The VHS recorder was once the only way to record TV - or watch films in the comfort of your living room.

What is 'bit rot' and is Vint Cerf right to be worried?

This article is more than 9 years old
Samuel Gibbs

Being able to access digital content in the coming decades could be less of an issue than one of the ‘fathers of the internet’ has implied.

Vint Cerf, Google’s vice-president and one of the fathers of the internet, has warned that “bit rot” could lead to a “forgotten century” as our masses of digital files are lost to progress and become unreadable as technology evolves.

Cerf said that the applications to read files are being lost because they will no longer run on newer computers, rendering some files unintelligible and the data, memories and important happenings they contain lost to future generations.

But is this really a problem, and if so, what is the solution?

An age-old problem

Loss of important memories and content is not a new problem. Since the inception of video, recorded memories have been lost because the equipment to play them has either broken or been lost.

The VHS tape is a good example. Many people may still have family movies recorded on tape. While they are still likely to works if kept away from magnets, when was the last time you saw a VHS tape player, or even a TV with a scart socket to take the video input?

This loss of machines capable of playing back our recorded memories is essentially what Cerf is talking about in a digital, file-driven age. But what his comments fail to take into account is that once safely archived, files are a lot easier to play back decades later than something physical that needs a specific machine.

What is ‘bit rot’?

What Cerf coined as “bit rot” is a process by which the mechanisms for accessing a digital file are lost, rending that file useless junk. A big part of the problem is the use of closed file formats that require specific software to read those files.

If, for instance, you have memoirs written over the last decade stored in a Microsoft Office .doc file from Word or a similar program, that file is easily readable today with a multitude of programs - not all of them made by Microsoft. But the .doc file is a proprietary file format made and licensed by Microsoft.

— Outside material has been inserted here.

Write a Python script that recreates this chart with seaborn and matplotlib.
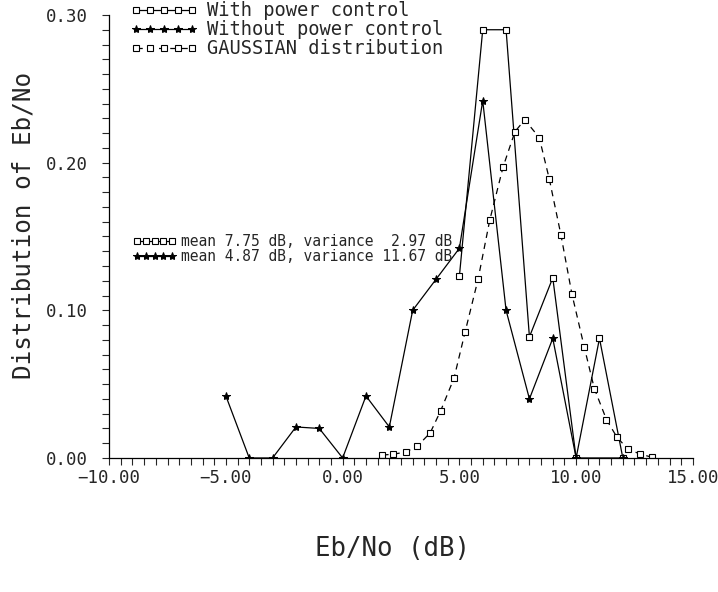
import matplotlib
matplotlib.use("Agg")
import matplotlib.pyplot as plt
from matplotlib.ticker import MultipleLocator, FuncFormatter
import seaborn as sns

# Eb/No histogram, with power control
pc_x = [5, 6, 7, 8, 9, 10, 11, 12]
pc_y = [0.123, 0.290, 0.290, 0.082, 0.122, 0.0, 0.081, 0.0]

# without power control
npc_x = [-5, -4, -3, -2, -1, 0, 1, 2, 3, 4, 5, 6, 7, 8, 9, 10, 12]
npc_y = [0.042, 0.0, 0.0, 0.021, 0.020, 0.0, 0.042, 0.021, 0.100,
         0.121, 0.142, 0.242, 0.100, 0.040, 0.081, 0.0, 0.0]

# gaussian fit
gauss_x = [1.70, 2.15, 2.70, 3.20, 3.75, 4.20, 4.77, 5.24, 5.80, 6.30, 6.87, 7.38,
           7.80, 8.42, 8.85, 9.35, 9.82, 10.35, 10.78, 11.30, 11.75, 12.22, 12.75, 13.25]
gauss_y = [0.002, 0.0025, 0.004, 0.008, 0.017, 0.032, 0.054, 0.085, 0.121, 0.161, 0.197, 0.221,
           0.229, 0.217, 0.189, 0.151, 0.111, 0.075, 0.047, 0.026, 0.014, 0.006, 0.0026, 0.0005]

legend_labels = ["With power control", "Without power control", "GAUSSIAN distribution"]
stats_labels = ["mean 7.75 dB, variance  2.97 dB", "mean 4.87 dB, variance 11.67 dB"]

sns.set_style("ticks")
plt.rcParams['font.family'] = ['DejaVu Sans Mono', 'DejaVu Sans']

fig = plt.figure(figsize=(7.18, 5.92), dpi=100)
ax = fig.add_axes([0.152, 0.2264, 0.813, 0.7483])

sq = dict(marker='s', ms=4, mfc='white', mec='black', mew=0.8)
sns.lineplot(x=pc_x, y=pc_y, ax=ax, color='black', lw=0.9, label=legend_labels[0], **sq)
sns.lineplot(x=npc_x, y=npc_y, ax=ax, color='black', lw=0.9, marker='*', ms=6,
             mfc='black', mec='black', label=legend_labels[1])
sns.lineplot(x=gauss_x, y=gauss_y, ax=ax, color='black', lw=0.9, linestyle=(0, (5, 4)),
             label=legend_labels[2], **sq)

handles = ax.get_lines()[:3]

leg1 = ax.legend(handles, legend_labels, loc='upper left', bbox_to_anchor=(0.181, 0.998),
                 bbox_transform=fig.transFigure, frameon=False, fontsize=13.5, numpoints=5,
                 handlelength=3.6, handletextpad=0.5, labelspacing=0.0, borderpad=0,
                 borderaxespad=0)
ax.add_artist(leg1)
ax.legend(handles[:2], stats_labels, loc='upper left', bbox_to_anchor=(0.185, 0.604),
          bbox_transform=fig.transFigure, frameon=False, fontsize=10.5, numpoints=5,
          handlelength=3.0, handletextpad=0.3, labelspacing=0.0, borderpad=0,
          borderaxespad=0)

ax.set_xlim(-10, 15)
ax.set_ylim(0, 0.30)
ax.xaxis.set_major_locator(MultipleLocator(5))
ax.xaxis.set_minor_locator(MultipleLocator(0.5))
ax.yaxis.set_major_locator(MultipleLocator(0.1))
ax.yaxis.set_minor_locator(MultipleLocator(0.01))
fmt = FuncFormatter(lambda v, p: ("%.2f" % v).replace("-", "\u2212"))
ax.xaxis.set_major_formatter(fmt)
ax.yaxis.set_major_formatter(fmt)

ax.tick_params(axis='x', which='both', direction='out', length=5, width=0.8, pad=3, labelsize=12.5)
ax.tick_params(axis='y', which='both', direction='out', length=5, width=0.8, pad=10, labelsize=12.5)
sns.despine(ax=ax)
for s in ['left', 'bottom']:
    ax.spines[s].set_linewidth(0.9)
    ax.spines[s].set_color('black')

ax.set_xlabel("Eb/No (dB)", fontsize=18.5)
ax.set_ylabel("Distribution of Eb/No", fontsize=17.5)
ax.xaxis.set_label_coords(0.485, -0.176)
ax.yaxis.set_label_coords(-0.127, 0.526)

fig.savefig("out.png", dpi=100)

In 1985, not even Bill Gates knew that computers would not feature 5.25 inch floppy disk drives forever. Photograph: Deborah Feingold/Corbis

Should Microsoft choose to stop supporting it and prevented other software from using the format, all those documents would be unreadable once the last version of the old software that could read them no longer runs on newer computers.

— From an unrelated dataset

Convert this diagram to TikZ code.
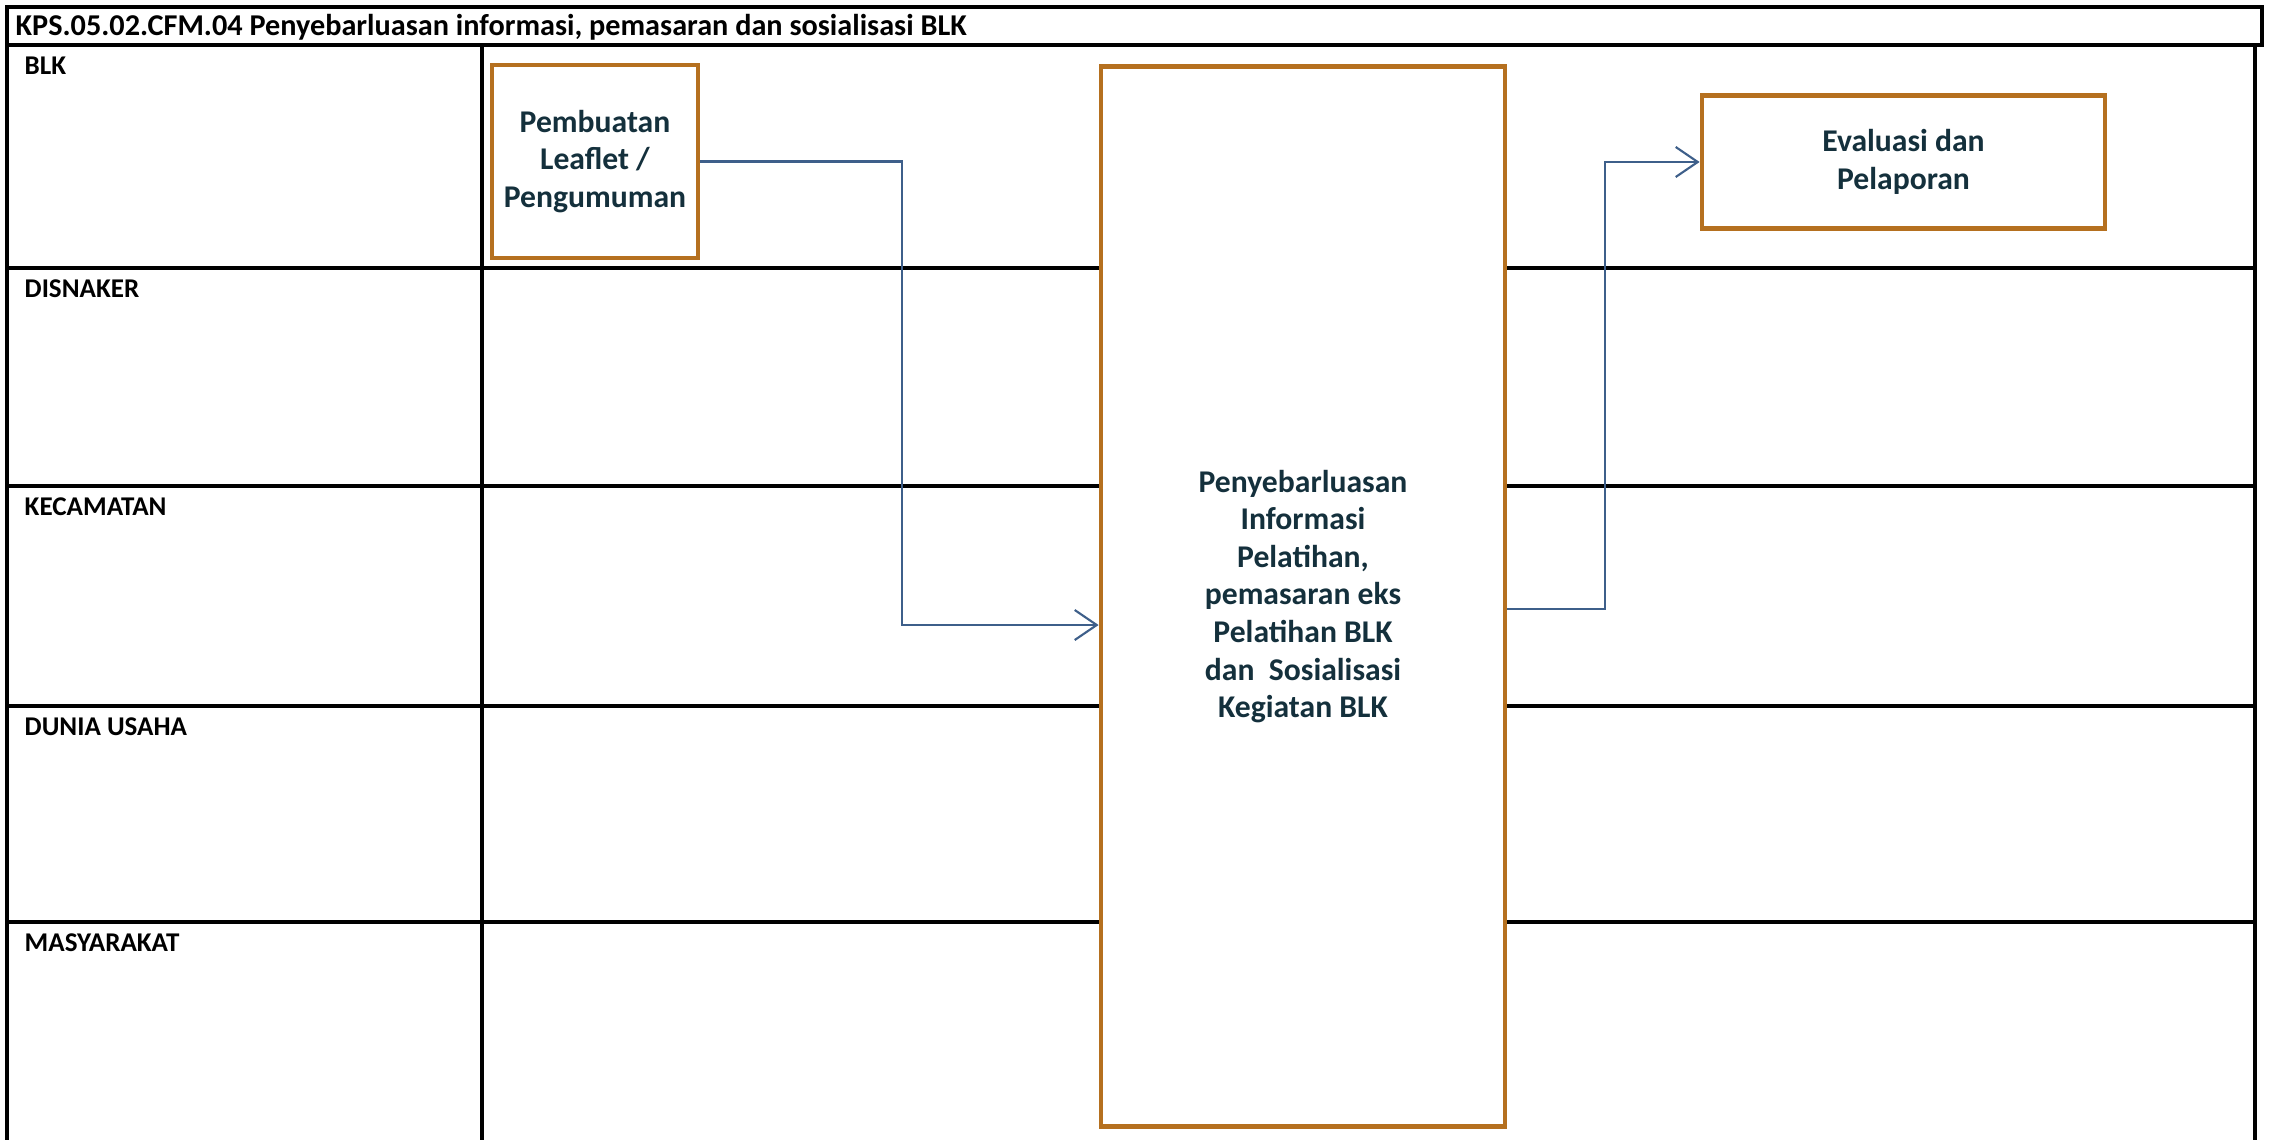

That is the danger of closed, proprietary formats and something consumers should be aware of. However, it is much less of an issue for most people because the majority of the content they collect as they move through life will be documented in widely supported, more open formats.

Photos, videos, emails and text documents

Photos, for instance, are invariably stored as jpeg files. Any image application worth using today supports jpeg files and that is highly unlikely to change for the foreseeable future.

Even if new, improved image formats are adopted, hundreds of applications will still be able to access jpegs.

A similar situation exists for video files. The current video standards, although relying on patented technology, are open and available to use in any program should developers see fit. Licensing fees may apply for some programs, but because the video format is standardised and not tied to one company, applications will be able to play those video files for decades.

Email, text documents and other simpler file formats consumers use beyond the Microsoft office files are also less likely to suffer from bit rot. One issue they may face is that the majority of documents and media stored online are locked on company servers. Some like Facebook and Google allow users to export those files, but there may come a time when those companies fold and with them go a user’s digital memories.

The bigger issues with digital files stored locally are faced by institutions rather than individuals.

Many organisations, from government and council services to small business and multinational conglomerates, all use proprietary software to create and their documents. It is these files, when archived for posterity, that could become an issue as the software that created them is no longer supported and the computer systems that ran them need to be replaced.

What can be done?

The solution to most of these issues is to adopt open standards for files. Almost all the important ways of storing information have open formats that anyone can use and build software to use freely.

The difficulty is that commercial software developers, such as Microsoft and its Office suite, have no incentive to use open formats because they allow companies, users and its customers to switch systems wholesale and still be able to operate.

The same solution that will allow generations to open files for posterity is the same solution that is most difficult to convince software vendors to adopt.

Beyond the file formats, ageing software and bit rot, there is a bigger problem that historians of the future will face: what is actually important?

Apart from the issues of physical preservation, translation and interpretation, looking back at letters and manuscripts from the time of Archimedes is made simpler by the fact that the volume of those letters is several orders of magnitude smaller than the electronic conveyances we fire off without thought today.

Sifting through the millions of emails, photos and videos that are easy and essentially free to create today will be the biggest challenge, and not one with an obvious solution. Our lives have benefitted greatly from the freedom of communication, but historians are going to have a hard job making sense of it all.